Before starting the exercises, check our tutorial at A.2 Tutorial: Versioning Control with Git and complete the train yourself using Git by completing an online training at
https://learngitbranching.js.org
Task 4.1 - Complete the Levels 1-4 of the Main Introduction track and Levels 1-4 of the Ramping Up track of https://learngitbranching.js.org
Task 4.2 - Complete the Levels 1-8 of the Remote Push & Pull track to the tutorial
Task 4.3. Reflect on the usage of version control and git in HPC and scientific application development and answer the questions:
- What are the advantages of using git compared to having local copies of the code on your computer?

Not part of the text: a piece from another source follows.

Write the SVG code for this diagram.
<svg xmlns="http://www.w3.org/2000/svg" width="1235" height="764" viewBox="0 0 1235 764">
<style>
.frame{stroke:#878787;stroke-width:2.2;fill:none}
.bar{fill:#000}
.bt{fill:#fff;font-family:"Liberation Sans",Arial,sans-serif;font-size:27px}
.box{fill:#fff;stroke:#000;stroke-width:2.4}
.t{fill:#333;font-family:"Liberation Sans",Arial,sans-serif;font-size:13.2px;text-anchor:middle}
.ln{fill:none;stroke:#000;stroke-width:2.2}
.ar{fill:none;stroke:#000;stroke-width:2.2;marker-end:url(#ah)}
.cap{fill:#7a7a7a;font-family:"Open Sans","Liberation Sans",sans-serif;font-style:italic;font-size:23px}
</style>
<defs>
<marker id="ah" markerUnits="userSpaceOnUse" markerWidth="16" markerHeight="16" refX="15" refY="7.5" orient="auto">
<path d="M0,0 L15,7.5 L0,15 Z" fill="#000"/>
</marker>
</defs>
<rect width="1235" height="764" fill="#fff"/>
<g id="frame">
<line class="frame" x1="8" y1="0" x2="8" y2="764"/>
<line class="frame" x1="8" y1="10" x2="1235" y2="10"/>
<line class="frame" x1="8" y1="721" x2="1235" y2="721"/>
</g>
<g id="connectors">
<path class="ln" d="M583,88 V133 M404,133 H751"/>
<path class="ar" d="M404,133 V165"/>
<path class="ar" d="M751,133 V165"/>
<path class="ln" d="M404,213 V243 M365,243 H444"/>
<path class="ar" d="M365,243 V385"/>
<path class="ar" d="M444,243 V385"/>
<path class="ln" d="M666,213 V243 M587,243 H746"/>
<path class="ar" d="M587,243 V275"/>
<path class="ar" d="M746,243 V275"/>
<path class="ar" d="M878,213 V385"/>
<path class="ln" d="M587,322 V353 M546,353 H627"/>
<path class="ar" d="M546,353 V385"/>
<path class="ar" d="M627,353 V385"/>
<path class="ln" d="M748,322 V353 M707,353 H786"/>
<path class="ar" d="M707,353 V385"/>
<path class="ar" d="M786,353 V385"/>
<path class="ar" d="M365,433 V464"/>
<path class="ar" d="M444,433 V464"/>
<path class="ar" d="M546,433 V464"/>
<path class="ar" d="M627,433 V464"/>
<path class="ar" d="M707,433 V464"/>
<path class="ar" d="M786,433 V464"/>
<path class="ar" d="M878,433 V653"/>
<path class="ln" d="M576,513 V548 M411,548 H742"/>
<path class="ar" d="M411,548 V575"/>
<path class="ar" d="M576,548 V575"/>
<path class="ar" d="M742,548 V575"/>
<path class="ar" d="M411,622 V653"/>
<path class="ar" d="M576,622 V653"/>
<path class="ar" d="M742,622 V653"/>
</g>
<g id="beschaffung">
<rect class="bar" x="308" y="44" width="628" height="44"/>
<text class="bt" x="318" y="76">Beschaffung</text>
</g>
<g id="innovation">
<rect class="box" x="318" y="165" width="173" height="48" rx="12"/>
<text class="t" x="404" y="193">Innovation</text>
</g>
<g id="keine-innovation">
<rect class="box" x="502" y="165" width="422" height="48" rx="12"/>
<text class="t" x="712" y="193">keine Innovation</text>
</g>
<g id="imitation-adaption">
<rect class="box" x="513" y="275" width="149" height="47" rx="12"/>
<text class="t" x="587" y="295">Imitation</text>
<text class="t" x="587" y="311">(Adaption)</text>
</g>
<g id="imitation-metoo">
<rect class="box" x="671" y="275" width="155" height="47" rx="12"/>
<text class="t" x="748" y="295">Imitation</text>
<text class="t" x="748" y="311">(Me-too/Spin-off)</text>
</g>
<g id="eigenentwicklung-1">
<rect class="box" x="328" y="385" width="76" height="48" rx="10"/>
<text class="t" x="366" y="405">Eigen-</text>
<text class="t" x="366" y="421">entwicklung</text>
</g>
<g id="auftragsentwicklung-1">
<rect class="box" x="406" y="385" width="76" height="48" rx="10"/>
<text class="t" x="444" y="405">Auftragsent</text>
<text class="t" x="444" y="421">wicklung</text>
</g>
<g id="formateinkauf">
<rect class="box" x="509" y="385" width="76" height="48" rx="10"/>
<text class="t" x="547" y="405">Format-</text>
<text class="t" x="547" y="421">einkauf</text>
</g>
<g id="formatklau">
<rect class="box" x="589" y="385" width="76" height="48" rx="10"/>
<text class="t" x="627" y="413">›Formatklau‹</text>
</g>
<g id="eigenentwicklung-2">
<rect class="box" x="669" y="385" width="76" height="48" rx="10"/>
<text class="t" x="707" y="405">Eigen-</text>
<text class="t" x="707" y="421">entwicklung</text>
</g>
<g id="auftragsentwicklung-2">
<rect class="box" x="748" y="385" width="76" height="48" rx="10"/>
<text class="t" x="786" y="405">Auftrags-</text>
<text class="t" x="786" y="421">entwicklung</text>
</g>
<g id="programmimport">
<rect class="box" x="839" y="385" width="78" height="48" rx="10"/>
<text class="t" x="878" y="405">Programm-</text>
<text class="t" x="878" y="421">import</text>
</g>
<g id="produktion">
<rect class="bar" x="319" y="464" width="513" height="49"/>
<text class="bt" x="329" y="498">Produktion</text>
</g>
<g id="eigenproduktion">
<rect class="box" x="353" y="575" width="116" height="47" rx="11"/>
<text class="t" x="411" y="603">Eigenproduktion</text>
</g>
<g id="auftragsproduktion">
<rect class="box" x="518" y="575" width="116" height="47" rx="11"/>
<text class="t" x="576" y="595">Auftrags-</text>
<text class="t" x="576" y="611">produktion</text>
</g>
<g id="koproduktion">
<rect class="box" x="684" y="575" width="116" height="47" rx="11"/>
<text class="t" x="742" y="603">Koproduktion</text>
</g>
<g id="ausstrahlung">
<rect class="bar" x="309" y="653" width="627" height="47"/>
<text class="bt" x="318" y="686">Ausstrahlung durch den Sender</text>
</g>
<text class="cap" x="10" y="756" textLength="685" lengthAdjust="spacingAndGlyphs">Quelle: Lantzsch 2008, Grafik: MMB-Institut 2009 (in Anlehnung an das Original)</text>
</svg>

- What are the challenges in using Git? Provide some example
- What other version control systems, other than git, do you know the existence of?
Bonus Exercise: Develop your own profiler tool for monitoring CPU percentage use with psutil
The goal of this exercise is to develop your own profiler using the psutil module functions and Python timing capabilities. We briefly mentioned psutil for memory profilers, and the module is presented in the course tutorial: A.1 Tutorial: The psutil Module.
For the new profiling tool, we want to record the CPU usage percentage per core during the code execution and create a final plot and summary table. For the plotting, you can the matplotlib module Links to an external site. or other Python visualization modules.
For retrieving the CPU usage percentage per core, we can use the psutil.cpu_percent(interval=1, percpu=True) function.
The tool should produce a plot with the evolution of the CPU percentage for different cores a table with recorded values as the final result.
The design of the tool is up to you: it can be simply a set of functions, decorators, Python classes, ...
In the report, you should describe the design and implementation of the profiler and report the results of your profiler against the codes used in Exercise II and III.